**Exercise aim**
Among the lines of the listing below, retype exactly those from the one containing "Emit a Python" through the one containing "timothy_means = [0.03, 0.21, 0.43]", both included. Do not include pictures.

▽

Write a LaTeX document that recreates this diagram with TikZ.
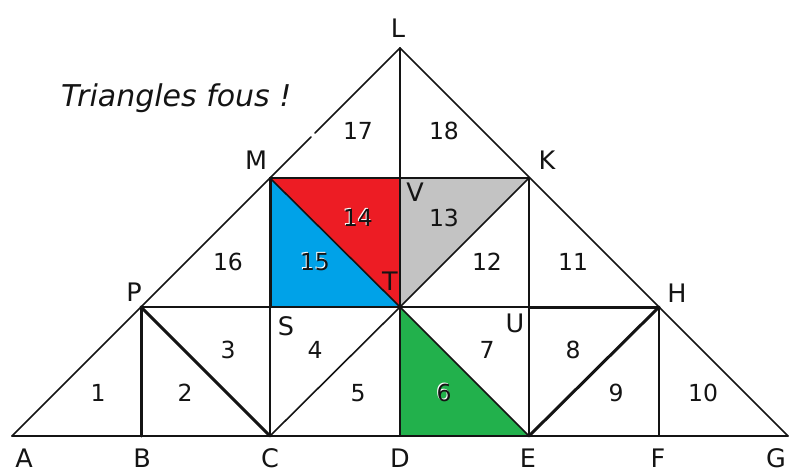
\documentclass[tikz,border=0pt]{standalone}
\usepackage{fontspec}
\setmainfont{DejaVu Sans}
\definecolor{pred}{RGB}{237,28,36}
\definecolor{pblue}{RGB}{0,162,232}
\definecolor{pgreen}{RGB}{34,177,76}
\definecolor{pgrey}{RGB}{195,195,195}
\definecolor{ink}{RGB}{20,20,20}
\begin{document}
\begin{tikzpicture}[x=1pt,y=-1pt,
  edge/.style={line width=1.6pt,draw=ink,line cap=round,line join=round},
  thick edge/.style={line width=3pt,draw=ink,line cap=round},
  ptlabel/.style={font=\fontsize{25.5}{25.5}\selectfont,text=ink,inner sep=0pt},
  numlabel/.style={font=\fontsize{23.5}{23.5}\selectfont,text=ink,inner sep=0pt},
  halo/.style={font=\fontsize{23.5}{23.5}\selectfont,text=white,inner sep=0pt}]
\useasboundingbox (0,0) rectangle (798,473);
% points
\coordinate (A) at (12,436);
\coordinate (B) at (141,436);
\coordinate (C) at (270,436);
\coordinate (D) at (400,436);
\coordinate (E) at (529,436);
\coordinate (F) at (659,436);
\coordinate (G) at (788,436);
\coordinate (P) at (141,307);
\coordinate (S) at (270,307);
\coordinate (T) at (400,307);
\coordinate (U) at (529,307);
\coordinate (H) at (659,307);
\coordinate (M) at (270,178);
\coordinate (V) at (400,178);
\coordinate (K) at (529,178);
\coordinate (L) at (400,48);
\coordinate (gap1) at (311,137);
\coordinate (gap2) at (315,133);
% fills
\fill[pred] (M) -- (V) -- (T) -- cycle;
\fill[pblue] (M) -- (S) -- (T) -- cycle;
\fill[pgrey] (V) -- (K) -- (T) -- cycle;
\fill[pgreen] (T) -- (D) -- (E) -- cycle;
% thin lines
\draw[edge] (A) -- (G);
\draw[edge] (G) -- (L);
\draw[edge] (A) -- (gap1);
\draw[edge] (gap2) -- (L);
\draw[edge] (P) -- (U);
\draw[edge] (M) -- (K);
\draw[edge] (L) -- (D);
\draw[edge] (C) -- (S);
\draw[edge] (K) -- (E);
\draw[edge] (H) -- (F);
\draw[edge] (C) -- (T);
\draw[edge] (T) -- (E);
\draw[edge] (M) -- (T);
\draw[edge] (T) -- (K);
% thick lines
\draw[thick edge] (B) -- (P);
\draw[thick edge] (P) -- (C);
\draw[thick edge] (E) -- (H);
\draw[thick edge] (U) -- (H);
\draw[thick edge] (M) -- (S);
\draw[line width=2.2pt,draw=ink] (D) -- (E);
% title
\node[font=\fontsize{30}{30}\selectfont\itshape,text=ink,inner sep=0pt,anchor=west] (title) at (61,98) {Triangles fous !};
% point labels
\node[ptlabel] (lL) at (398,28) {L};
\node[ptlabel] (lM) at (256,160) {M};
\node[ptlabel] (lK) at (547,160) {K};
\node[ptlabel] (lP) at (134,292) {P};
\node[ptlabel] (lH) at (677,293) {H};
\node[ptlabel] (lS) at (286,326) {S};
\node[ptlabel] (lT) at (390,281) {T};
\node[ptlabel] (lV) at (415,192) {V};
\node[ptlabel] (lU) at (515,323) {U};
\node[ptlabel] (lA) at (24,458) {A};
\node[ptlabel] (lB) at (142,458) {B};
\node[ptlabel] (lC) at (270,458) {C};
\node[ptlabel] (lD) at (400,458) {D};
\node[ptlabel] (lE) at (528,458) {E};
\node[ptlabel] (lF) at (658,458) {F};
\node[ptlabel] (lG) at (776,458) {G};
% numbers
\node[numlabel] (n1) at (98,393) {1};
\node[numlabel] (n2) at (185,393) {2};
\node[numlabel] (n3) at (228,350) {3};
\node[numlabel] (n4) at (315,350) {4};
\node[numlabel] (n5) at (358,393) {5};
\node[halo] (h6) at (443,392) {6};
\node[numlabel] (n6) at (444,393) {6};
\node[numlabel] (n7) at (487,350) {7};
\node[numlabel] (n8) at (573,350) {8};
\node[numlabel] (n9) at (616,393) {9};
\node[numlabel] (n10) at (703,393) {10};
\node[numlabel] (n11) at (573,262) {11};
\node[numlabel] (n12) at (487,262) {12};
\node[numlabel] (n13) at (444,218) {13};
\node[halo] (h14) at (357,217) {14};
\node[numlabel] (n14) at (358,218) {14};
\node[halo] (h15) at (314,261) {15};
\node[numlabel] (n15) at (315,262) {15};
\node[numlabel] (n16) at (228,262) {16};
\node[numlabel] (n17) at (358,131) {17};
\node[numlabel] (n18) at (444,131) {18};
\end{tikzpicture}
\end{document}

△
▽

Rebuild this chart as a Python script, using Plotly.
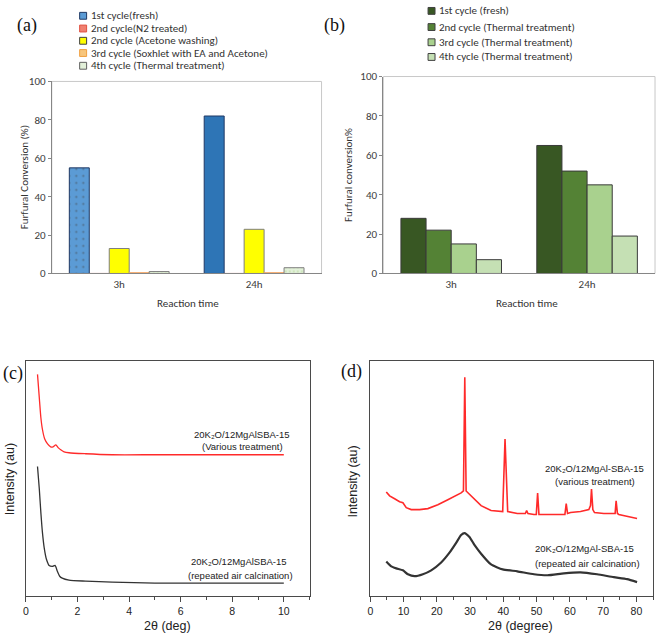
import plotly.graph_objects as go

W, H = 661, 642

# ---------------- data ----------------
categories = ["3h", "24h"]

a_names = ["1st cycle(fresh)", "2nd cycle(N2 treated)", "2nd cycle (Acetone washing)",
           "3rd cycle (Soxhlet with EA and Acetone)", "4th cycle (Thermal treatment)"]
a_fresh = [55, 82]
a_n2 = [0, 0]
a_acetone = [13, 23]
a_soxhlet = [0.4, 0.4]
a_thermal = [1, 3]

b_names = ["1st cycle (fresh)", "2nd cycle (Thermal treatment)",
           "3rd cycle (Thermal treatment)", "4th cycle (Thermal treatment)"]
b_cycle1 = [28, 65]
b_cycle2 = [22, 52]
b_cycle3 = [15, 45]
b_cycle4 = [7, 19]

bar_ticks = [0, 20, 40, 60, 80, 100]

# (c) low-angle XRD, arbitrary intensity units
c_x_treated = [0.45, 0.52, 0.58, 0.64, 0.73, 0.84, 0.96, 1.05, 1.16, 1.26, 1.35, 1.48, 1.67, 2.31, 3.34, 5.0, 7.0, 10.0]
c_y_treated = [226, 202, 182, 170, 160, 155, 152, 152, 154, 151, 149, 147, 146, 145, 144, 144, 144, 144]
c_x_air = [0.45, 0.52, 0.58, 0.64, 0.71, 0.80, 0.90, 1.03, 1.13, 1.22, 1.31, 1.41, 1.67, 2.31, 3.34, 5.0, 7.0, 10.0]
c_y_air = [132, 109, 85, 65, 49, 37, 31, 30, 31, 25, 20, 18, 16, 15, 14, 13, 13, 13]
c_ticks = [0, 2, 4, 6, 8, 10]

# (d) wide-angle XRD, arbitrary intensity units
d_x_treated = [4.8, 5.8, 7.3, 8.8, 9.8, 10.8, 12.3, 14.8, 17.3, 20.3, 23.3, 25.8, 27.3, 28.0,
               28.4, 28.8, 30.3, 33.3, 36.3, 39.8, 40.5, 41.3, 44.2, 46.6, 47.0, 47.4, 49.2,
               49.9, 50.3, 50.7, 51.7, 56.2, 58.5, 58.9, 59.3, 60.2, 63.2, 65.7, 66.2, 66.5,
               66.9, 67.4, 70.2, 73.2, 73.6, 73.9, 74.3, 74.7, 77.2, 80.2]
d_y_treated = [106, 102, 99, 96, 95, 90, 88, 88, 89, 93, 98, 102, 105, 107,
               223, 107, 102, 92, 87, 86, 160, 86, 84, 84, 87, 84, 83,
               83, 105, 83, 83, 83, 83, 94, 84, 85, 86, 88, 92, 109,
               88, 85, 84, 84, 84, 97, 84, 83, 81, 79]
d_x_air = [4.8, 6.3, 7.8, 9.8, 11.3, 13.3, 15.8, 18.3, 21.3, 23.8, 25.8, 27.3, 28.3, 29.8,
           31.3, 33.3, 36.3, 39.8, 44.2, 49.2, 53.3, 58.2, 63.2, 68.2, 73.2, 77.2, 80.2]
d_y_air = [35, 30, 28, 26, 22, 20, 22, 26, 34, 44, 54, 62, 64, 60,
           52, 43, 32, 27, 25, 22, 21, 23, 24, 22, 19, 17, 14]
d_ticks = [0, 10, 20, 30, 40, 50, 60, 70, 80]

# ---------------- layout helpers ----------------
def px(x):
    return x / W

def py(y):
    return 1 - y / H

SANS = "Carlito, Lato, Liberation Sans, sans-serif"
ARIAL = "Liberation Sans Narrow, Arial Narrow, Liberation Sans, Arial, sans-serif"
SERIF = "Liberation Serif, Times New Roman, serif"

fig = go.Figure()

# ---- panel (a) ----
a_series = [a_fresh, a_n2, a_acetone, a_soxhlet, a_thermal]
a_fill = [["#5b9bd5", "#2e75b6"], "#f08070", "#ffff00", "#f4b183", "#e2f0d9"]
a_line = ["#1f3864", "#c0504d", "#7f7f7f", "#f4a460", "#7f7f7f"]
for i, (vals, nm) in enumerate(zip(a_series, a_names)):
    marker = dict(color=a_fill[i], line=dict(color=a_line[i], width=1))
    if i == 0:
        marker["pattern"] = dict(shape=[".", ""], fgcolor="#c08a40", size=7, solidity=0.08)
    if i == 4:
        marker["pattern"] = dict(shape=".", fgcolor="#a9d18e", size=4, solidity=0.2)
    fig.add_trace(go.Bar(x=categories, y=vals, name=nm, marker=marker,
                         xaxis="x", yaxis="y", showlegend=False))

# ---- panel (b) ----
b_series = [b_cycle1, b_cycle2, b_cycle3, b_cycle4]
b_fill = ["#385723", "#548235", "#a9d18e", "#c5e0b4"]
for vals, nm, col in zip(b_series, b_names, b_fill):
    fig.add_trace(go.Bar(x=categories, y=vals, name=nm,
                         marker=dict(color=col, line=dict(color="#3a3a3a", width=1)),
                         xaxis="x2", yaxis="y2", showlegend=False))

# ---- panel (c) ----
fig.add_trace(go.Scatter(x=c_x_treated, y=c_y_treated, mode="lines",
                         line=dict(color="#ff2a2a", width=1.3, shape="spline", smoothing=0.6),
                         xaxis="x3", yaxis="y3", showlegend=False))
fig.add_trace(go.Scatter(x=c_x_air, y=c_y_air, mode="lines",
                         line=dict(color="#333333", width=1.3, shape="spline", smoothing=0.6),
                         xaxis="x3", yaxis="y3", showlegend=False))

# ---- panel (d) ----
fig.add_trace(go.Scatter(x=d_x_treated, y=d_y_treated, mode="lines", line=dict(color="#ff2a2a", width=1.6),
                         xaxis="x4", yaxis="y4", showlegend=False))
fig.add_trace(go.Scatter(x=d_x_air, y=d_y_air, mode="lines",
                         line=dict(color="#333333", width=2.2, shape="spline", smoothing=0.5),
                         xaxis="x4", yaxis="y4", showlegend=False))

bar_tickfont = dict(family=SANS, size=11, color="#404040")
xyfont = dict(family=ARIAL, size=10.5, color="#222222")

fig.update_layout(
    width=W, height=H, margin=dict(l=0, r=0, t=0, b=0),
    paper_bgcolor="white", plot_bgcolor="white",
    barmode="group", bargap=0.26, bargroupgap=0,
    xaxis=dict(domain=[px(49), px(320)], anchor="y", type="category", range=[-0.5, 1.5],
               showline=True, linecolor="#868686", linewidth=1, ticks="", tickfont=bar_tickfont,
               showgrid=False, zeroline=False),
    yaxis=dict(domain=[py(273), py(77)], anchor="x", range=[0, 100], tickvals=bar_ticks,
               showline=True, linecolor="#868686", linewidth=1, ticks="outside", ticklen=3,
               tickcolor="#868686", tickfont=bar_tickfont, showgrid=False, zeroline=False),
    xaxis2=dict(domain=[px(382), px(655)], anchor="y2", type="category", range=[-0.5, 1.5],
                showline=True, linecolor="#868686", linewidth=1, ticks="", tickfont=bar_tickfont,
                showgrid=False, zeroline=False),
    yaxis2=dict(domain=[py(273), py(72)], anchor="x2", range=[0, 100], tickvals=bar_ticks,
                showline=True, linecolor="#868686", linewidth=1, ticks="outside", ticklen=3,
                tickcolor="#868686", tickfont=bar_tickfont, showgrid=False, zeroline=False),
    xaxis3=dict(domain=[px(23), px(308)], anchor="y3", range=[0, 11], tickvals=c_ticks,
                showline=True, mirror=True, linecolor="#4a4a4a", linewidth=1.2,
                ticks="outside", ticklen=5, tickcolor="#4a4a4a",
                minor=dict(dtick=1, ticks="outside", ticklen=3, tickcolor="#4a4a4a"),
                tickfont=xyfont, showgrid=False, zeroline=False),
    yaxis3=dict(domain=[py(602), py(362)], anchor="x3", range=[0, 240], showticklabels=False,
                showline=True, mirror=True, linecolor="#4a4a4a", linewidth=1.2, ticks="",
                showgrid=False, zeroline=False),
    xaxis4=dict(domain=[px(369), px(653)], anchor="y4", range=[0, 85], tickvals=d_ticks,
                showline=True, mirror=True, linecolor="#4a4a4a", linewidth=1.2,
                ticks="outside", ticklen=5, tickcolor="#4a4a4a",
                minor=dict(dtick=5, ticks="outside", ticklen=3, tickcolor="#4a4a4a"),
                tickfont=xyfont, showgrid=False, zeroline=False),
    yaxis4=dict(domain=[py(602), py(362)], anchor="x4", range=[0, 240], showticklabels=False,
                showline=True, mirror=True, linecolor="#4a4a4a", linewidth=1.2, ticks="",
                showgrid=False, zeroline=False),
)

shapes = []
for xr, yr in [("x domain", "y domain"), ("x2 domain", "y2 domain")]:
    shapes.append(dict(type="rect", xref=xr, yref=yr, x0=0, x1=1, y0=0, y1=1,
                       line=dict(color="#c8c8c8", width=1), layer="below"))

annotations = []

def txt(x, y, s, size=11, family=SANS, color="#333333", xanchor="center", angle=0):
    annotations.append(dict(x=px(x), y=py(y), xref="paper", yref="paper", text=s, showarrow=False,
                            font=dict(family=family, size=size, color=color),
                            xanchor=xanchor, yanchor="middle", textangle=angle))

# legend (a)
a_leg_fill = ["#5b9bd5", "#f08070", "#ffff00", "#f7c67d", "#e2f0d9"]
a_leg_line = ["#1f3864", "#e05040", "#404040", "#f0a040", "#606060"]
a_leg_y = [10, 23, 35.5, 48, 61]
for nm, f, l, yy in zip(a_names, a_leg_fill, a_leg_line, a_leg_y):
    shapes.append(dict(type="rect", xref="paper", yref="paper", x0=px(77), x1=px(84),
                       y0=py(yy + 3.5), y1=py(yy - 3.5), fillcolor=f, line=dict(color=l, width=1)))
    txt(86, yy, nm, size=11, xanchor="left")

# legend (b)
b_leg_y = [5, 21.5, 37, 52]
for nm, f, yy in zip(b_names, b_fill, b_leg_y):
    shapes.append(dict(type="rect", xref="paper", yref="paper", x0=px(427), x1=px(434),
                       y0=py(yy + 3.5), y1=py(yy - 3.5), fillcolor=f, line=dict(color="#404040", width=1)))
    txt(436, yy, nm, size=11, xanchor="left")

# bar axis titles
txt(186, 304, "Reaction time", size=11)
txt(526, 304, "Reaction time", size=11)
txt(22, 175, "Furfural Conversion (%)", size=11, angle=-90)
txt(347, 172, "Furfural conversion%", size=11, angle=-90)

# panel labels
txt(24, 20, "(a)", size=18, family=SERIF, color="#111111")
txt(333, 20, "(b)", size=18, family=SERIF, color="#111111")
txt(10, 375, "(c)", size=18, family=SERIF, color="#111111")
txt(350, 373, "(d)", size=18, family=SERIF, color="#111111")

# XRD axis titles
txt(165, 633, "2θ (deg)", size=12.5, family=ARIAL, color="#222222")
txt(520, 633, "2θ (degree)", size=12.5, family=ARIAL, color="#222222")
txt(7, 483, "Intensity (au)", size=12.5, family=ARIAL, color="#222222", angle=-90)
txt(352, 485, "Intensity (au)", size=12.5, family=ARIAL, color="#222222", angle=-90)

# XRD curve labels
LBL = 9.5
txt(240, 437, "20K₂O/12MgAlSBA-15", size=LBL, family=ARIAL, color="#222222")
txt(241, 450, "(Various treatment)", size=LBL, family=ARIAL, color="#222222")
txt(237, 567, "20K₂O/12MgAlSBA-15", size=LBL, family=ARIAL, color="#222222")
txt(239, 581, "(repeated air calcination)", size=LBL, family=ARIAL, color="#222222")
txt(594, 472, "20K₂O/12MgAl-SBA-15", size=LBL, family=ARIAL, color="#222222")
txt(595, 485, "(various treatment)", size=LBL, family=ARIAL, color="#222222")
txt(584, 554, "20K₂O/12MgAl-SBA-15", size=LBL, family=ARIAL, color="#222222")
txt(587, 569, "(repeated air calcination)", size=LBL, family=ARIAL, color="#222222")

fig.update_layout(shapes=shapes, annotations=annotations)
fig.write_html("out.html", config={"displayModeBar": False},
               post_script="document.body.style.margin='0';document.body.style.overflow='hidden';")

△
▽

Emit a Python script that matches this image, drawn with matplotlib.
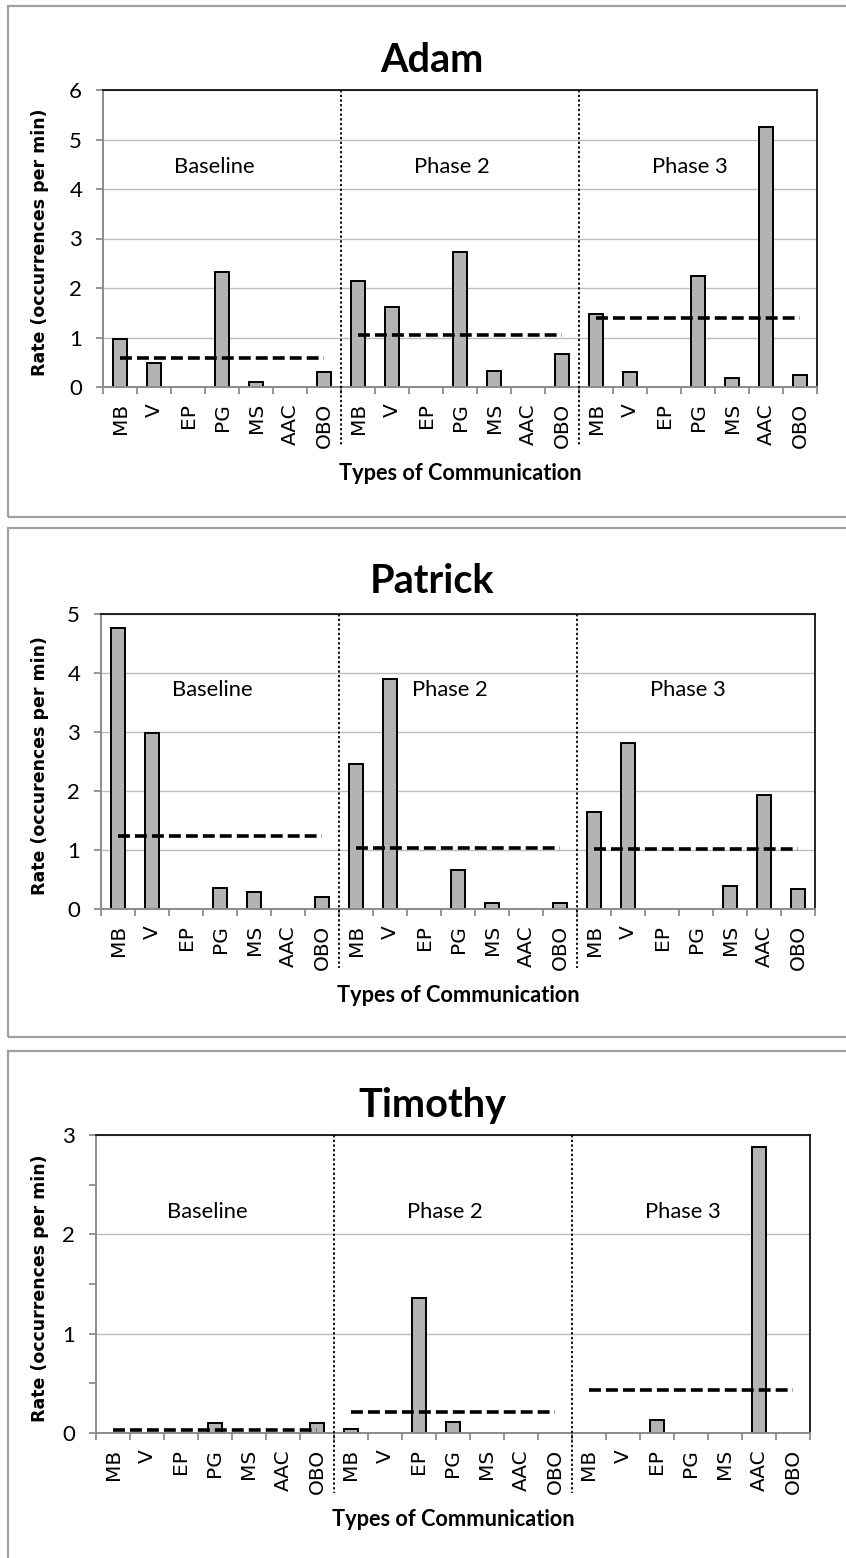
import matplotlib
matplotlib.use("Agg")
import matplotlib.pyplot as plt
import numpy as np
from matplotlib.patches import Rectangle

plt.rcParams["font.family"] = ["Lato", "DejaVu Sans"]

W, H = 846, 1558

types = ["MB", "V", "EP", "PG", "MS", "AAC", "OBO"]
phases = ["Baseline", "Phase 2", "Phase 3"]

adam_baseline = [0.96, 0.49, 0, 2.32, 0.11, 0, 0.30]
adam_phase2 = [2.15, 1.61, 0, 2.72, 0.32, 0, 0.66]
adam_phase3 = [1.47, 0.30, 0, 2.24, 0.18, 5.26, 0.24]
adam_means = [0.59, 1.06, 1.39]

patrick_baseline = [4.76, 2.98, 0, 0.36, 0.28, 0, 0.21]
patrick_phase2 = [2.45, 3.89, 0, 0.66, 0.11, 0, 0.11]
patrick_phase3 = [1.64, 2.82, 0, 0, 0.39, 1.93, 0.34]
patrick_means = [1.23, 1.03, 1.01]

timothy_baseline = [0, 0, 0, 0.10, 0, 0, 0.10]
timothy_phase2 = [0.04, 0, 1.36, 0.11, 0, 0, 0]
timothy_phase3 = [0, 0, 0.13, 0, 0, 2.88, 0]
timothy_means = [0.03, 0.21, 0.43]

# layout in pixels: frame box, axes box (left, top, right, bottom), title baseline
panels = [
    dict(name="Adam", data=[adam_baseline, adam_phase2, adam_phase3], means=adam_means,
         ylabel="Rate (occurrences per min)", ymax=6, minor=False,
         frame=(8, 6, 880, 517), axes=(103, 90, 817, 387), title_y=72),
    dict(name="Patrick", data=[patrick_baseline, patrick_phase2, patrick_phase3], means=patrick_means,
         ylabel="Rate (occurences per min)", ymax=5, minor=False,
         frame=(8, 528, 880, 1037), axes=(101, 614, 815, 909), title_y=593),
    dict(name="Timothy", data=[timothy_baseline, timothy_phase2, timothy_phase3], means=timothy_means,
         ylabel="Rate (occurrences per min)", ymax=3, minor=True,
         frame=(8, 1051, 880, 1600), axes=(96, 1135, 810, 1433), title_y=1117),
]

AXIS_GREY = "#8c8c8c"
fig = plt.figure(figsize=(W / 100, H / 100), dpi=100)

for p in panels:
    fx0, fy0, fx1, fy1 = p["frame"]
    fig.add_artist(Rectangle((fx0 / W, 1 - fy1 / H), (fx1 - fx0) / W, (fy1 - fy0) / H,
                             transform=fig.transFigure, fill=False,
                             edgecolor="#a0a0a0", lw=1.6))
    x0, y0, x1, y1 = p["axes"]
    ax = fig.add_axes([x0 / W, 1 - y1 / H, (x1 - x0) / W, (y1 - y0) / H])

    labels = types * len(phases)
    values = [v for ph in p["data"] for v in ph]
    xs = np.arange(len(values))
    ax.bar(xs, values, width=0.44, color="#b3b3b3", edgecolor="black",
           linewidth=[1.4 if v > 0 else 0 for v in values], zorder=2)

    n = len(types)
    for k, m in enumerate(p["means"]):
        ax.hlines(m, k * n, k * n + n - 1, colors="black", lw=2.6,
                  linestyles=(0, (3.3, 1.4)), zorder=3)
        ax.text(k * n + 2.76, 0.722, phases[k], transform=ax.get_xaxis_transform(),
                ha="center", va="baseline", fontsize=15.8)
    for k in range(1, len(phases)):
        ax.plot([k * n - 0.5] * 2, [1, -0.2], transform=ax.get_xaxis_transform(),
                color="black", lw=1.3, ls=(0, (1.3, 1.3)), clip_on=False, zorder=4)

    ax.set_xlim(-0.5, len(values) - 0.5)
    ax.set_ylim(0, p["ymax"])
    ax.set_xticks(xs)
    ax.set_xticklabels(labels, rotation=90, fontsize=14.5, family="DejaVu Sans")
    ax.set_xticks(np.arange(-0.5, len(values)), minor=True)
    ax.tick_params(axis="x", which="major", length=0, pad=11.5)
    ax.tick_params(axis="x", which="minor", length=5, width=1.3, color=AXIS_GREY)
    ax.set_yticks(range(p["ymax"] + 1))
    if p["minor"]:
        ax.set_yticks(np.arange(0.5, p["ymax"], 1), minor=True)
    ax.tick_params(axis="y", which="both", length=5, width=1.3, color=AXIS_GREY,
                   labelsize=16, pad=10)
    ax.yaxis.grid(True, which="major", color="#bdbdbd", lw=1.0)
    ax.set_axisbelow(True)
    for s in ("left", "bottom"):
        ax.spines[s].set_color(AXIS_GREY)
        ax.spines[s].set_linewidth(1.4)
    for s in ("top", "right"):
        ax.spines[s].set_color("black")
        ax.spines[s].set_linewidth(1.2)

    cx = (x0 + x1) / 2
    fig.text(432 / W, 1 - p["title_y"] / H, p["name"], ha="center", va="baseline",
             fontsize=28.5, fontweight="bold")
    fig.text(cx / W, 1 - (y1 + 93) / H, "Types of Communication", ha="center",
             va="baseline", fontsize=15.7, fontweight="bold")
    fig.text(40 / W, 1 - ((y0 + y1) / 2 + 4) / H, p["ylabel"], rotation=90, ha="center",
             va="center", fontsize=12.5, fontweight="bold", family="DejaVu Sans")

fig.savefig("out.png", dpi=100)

△

**Solution for this task**
Emit a Python script that matches this image, drawn with matplotlib.
import matplotlib
matplotlib.use("Agg")
import matplotlib.pyplot as plt
import numpy as np
from matplotlib.patches import Rectangle

plt.rcParams["font.family"] = ["Lato", "DejaVu Sans"]

W, H = 846, 1558

types = ["MB", "V", "EP", "PG", "MS", "AAC", "OBO"]
phases = ["Baseline", "Phase 2", "Phase 3"]

adam_baseline = [0.96, 0.49, 0, 2.32, 0.11, 0, 0.30]
adam_phase2 = [2.15, 1.61, 0, 2.72, 0.32, 0, 0.66]
adam_phase3 = [1.47, 0.30, 0, 2.24, 0.18, 5.26, 0.24]
adam_means = [0.59, 1.06, 1.39]

patrick_baseline = [4.76, 2.98, 0, 0.36, 0.28, 0, 0.21]
patrick_phase2 = [2.45, 3.89, 0, 0.66, 0.11, 0, 0.11]
patrick_phase3 = [1.64, 2.82, 0, 0, 0.39, 1.93, 0.34]
patrick_means = [1.23, 1.03, 1.01]

timothy_baseline = [0, 0, 0, 0.10, 0, 0, 0.10]
timothy_phase2 = [0.04, 0, 1.36, 0.11, 0, 0, 0]
timothy_phase3 = [0, 0, 0.13, 0, 0, 2.88, 0]
timothy_means = [0.03, 0.21, 0.43]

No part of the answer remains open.